DESCRIPTION OF THE TASK: Where does the string "this" appear in the records? Copy every line that contains it.

DATA ENTRIES:
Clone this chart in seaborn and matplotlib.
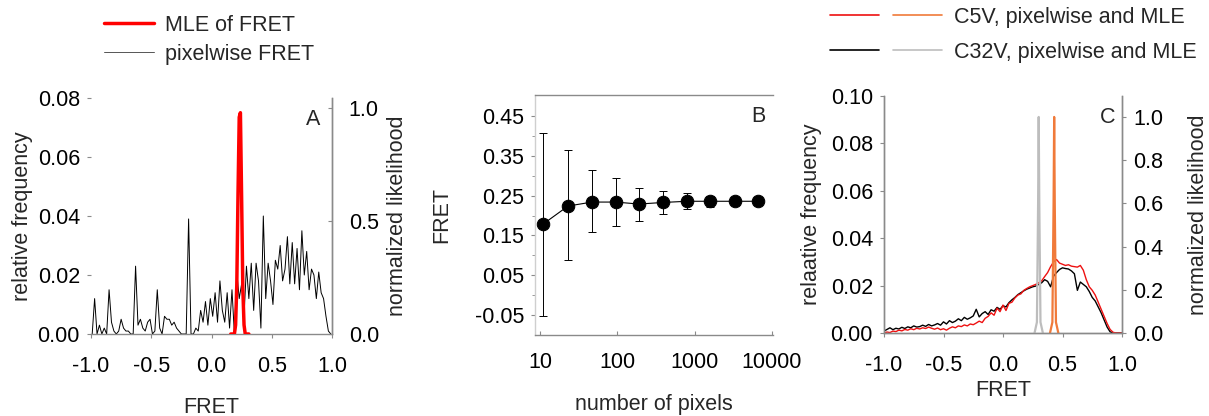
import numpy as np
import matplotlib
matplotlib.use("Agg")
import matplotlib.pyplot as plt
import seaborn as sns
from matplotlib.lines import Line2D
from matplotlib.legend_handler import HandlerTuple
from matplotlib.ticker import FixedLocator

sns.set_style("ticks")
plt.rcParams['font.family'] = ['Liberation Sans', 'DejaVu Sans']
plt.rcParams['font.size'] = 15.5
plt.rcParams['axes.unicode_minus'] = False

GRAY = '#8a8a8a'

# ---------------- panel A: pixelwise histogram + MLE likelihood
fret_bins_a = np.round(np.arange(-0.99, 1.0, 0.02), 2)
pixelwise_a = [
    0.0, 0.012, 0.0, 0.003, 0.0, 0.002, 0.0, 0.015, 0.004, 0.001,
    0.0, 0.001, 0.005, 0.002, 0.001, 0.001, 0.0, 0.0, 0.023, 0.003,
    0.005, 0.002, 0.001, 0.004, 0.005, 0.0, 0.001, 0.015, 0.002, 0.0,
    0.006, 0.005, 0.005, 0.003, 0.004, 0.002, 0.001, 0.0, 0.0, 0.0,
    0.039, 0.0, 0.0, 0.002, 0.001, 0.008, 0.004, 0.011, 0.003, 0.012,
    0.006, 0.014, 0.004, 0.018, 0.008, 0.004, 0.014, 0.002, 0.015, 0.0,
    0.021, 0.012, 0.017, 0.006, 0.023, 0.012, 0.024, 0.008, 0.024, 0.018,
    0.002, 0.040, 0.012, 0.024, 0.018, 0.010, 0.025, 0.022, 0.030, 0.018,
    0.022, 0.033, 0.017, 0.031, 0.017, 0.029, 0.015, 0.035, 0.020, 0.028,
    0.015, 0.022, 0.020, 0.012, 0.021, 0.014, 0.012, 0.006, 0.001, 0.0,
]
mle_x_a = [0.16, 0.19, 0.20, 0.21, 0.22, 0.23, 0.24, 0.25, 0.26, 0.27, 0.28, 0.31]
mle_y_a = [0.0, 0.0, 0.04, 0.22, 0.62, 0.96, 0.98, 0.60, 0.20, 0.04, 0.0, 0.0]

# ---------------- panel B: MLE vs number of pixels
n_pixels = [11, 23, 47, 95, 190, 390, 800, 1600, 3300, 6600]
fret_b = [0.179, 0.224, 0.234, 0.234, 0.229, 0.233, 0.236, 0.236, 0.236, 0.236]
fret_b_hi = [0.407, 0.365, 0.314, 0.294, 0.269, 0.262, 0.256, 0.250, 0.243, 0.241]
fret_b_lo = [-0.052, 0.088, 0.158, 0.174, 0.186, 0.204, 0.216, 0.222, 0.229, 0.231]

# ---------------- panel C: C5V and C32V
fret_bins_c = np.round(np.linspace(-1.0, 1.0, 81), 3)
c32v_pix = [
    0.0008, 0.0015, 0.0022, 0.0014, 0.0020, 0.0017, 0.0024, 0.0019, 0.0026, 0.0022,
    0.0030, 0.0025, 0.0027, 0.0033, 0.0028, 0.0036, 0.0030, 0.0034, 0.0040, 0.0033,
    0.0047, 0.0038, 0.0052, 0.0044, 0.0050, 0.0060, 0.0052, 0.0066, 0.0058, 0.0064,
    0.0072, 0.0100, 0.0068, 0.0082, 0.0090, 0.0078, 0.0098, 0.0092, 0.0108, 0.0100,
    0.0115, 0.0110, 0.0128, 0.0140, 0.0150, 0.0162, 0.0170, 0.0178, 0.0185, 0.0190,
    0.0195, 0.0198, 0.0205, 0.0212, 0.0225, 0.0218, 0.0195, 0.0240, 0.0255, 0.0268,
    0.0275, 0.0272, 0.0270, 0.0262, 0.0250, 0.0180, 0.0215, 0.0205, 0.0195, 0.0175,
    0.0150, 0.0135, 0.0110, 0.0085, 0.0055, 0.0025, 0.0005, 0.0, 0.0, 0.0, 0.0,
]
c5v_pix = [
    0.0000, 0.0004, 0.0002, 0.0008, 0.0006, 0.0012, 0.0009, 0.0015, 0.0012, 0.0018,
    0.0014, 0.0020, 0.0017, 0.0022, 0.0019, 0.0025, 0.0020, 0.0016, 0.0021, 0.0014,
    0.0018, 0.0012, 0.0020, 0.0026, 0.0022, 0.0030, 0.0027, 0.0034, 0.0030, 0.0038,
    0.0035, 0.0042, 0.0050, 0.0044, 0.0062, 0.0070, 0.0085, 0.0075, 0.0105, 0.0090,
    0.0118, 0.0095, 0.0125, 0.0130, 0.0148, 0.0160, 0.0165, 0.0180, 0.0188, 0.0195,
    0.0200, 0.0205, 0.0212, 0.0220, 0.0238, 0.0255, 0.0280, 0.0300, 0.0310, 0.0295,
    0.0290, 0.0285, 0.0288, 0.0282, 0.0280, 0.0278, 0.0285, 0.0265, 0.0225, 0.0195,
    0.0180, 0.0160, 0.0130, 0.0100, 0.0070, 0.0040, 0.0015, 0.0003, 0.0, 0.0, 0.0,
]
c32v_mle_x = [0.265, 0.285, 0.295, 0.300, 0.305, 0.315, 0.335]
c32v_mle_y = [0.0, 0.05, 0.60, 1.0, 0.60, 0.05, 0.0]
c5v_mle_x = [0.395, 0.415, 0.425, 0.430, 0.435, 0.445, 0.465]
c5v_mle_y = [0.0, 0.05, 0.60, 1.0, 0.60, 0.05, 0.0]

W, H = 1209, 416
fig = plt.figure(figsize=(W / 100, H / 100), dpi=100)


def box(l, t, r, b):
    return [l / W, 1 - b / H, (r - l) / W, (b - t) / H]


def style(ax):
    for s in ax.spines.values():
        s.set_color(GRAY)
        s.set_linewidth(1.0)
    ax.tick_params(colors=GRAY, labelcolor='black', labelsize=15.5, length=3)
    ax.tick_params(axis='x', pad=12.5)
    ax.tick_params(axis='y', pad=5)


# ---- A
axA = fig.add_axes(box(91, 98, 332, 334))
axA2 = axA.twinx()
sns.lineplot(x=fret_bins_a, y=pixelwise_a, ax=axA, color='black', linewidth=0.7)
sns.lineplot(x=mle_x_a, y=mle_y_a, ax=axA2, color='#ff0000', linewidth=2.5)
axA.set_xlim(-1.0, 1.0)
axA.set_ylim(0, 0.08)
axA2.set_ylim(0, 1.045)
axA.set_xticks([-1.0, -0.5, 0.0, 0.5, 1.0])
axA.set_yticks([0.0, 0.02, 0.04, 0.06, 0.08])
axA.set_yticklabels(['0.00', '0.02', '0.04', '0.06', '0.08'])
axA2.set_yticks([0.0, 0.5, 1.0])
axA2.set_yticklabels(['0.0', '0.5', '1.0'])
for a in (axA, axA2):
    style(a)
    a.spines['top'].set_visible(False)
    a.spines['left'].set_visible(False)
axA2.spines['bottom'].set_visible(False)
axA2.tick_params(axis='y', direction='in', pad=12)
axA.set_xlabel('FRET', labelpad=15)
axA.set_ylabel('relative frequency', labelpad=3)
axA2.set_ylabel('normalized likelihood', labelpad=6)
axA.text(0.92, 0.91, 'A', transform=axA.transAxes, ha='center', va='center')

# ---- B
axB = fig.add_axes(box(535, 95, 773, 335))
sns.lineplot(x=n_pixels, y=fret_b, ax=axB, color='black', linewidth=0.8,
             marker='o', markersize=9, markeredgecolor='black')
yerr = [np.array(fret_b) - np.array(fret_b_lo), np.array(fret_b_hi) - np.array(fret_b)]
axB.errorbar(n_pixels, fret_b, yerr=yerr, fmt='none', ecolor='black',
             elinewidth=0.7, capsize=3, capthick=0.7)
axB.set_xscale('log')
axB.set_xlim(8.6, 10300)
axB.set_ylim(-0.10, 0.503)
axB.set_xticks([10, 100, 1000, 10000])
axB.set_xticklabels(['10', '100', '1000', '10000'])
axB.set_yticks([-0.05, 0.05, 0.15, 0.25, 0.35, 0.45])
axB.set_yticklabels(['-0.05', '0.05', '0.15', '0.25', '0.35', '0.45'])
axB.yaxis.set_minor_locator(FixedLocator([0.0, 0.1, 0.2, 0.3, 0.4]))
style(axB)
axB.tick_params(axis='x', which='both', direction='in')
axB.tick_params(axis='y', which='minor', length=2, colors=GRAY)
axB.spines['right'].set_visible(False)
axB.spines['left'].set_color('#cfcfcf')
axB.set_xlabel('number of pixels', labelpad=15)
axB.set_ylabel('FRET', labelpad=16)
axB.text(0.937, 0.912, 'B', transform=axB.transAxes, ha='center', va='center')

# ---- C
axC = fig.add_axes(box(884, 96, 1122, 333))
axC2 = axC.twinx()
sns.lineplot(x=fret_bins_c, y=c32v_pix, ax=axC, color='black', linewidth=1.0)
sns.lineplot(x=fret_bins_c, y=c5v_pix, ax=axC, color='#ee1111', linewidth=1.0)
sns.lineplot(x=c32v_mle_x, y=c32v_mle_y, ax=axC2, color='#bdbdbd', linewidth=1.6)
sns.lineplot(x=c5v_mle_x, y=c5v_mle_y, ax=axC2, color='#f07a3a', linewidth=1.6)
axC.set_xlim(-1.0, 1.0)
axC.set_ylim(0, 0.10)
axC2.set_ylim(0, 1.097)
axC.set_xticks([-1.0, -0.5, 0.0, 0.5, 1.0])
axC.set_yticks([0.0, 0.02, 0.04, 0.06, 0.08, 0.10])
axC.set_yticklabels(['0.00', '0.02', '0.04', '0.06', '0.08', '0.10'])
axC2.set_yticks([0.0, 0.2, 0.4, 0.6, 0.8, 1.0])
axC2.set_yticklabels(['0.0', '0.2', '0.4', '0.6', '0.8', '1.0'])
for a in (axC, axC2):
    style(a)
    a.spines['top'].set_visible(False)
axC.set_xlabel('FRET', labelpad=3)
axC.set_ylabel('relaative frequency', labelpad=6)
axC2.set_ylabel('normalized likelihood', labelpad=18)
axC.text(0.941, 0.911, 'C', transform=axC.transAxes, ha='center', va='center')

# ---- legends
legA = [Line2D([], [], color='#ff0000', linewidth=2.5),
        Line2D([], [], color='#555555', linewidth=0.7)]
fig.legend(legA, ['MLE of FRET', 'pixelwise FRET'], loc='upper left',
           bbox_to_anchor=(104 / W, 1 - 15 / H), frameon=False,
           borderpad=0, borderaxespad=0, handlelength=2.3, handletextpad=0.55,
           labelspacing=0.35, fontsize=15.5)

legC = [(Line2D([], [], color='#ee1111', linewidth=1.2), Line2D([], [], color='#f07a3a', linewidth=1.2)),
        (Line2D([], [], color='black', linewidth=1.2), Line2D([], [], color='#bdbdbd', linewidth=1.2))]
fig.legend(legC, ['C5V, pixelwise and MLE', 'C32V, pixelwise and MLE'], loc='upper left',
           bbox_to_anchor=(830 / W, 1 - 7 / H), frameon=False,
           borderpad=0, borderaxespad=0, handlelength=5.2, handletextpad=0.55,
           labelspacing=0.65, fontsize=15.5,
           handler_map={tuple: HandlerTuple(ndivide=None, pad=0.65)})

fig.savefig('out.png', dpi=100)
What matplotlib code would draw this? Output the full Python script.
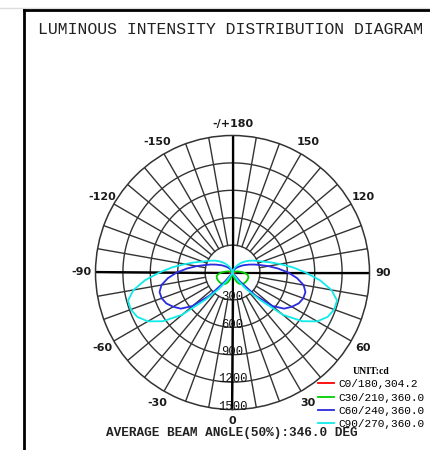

EXERCISE OUTPUT:
Clone this chart in seaborn and matplotlib.
What matplotlib code would draw this? Output the full Python script.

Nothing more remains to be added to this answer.